_JOB_
Transcribe the lines below verbatim, skipping the images.

━━ COLLECTED DATA ━━

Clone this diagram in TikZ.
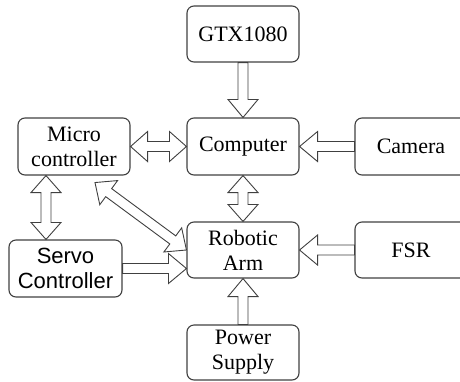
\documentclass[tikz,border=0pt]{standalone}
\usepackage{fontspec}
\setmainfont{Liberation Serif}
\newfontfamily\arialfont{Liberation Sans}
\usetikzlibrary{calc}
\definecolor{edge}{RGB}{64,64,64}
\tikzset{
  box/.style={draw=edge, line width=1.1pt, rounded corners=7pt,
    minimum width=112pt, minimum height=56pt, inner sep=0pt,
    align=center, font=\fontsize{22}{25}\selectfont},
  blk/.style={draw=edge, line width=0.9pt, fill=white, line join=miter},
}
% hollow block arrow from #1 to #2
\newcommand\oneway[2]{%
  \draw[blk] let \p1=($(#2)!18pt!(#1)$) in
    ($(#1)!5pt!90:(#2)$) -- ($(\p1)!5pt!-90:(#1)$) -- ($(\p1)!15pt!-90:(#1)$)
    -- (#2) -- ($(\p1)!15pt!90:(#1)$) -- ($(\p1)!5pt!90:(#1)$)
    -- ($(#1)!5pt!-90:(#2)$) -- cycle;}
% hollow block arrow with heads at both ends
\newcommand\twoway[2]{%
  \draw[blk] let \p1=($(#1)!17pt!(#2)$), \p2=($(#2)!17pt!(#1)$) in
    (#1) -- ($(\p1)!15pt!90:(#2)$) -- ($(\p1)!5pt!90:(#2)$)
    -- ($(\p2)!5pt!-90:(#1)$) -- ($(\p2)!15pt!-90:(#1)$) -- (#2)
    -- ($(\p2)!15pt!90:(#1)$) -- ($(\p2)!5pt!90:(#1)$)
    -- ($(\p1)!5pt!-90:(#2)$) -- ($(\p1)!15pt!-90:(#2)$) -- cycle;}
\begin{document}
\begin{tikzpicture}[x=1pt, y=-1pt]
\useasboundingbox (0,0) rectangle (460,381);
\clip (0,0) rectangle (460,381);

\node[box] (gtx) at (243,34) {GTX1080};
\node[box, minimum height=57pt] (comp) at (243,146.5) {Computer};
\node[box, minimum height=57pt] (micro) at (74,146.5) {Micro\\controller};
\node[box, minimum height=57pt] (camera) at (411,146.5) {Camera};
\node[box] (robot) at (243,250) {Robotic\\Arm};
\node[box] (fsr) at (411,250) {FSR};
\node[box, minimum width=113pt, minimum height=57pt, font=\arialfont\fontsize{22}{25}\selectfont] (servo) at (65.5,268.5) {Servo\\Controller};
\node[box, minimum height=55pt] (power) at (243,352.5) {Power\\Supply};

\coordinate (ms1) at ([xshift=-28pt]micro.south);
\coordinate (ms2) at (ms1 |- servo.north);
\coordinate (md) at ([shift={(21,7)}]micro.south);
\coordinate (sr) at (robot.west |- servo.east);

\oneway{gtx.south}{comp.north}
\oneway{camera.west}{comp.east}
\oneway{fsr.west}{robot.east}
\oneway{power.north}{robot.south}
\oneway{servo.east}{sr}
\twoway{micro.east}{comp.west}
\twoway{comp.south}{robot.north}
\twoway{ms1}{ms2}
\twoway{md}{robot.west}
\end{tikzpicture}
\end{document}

━━━

_RIGHT ANSWER_
Clone this diagram in TikZ.
\documentclass[tikz,border=0pt]{standalone}
\usepackage{fontspec}
\setmainfont{Liberation Serif}
\newfontfamily\arialfont{Liberation Sans}
\usetikzlibrary{calc}
\definecolor{edge}{RGB}{64,64,64}
\tikzset{
  box/.style={draw=edge, line width=1.1pt, rounded corners=7pt,
    minimum width=112pt, minimum height=56pt, inner sep=0pt,
    align=center, font=\fontsize{22}{25}\selectfont},
  blk/.style={draw=edge, line width=0.9pt, fill=white, line join=miter},
}
% hollow block arrow from #1 to #2
\newcommand\oneway[2]{%
  \draw[blk] let \p1=($(#2)!18pt!(#1)$) in
    ($(#1)!5pt!90:(#2)$) -- ($(\p1)!5pt!-90:(#1)$) -- ($(\p1)!15pt!-90:(#1)$)
    -- (#2) -- ($(\p1)!15pt!90:(#1)$) -- ($(\p1)!5pt!90:(#1)$)
    -- ($(#1)!5pt!-90:(#2)$) -- cycle;}
% hollow block arrow with heads at both ends
\newcommand\twoway[2]{%
  \draw[blk] let \p1=($(#1)!17pt!(#2)$), \p2=($(#2)!17pt!(#1)$) in
    (#1) -- ($(\p1)!15pt!90:(#2)$) -- ($(\p1)!5pt!90:(#2)$)
    -- ($(\p2)!5pt!-90:(#1)$) -- ($(\p2)!15pt!-90:(#1)$) -- (#2)
    -- ($(\p2)!15pt!90:(#1)$) -- ($(\p2)!5pt!90:(#1)$)
    -- ($(\p1)!5pt!-90:(#2)$) -- ($(\p1)!15pt!-90:(#2)$) -- cycle;}
\begin{document}
\begin{tikzpicture}[x=1pt, y=-1pt]
\useasboundingbox (0,0) rectangle (460,381);
\clip (0,0) rectangle (460,381);

\node[box] (gtx) at (243,34) {GTX1080};
\node[box, minimum height=57pt] (comp) at (243,146.5) {Computer};
\node[box, minimum height=57pt] (micro) at (74,146.5) {Micro\\controller};
\node[box, minimum height=57pt] (camera) at (411,146.5) {Camera};
\node[box] (robot) at (243,250) {Robotic\\Arm};
\node[box] (fsr) at (411,250) {FSR};
\node[box, minimum width=113pt, minimum height=57pt, font=\arialfont\fontsize{22}{25}\selectfont] (servo) at (65.5,268.5) {Servo\\Controller};
\node[box, minimum height=55pt] (power) at (243,352.5) {Power\\Supply};

\coordinate (ms1) at ([xshift=-28pt]micro.south);
\coordinate (ms2) at (ms1 |- servo.north);
\coordinate (md) at ([shift={(21,7)}]micro.south);
\coordinate (sr) at (robot.west |- servo.east);

\oneway{gtx.south}{comp.north}
\oneway{camera.west}{comp.east}
\oneway{fsr.west}{robot.east}
\oneway{power.north}{robot.south}
\oneway{servo.east}{sr}
\twoway{micro.east}{comp.west}
\twoway{comp.south}{robot.north}
\twoway{ms1}{ms2}
\twoway{md}{robot.west}
\end{tikzpicture}
\end{document}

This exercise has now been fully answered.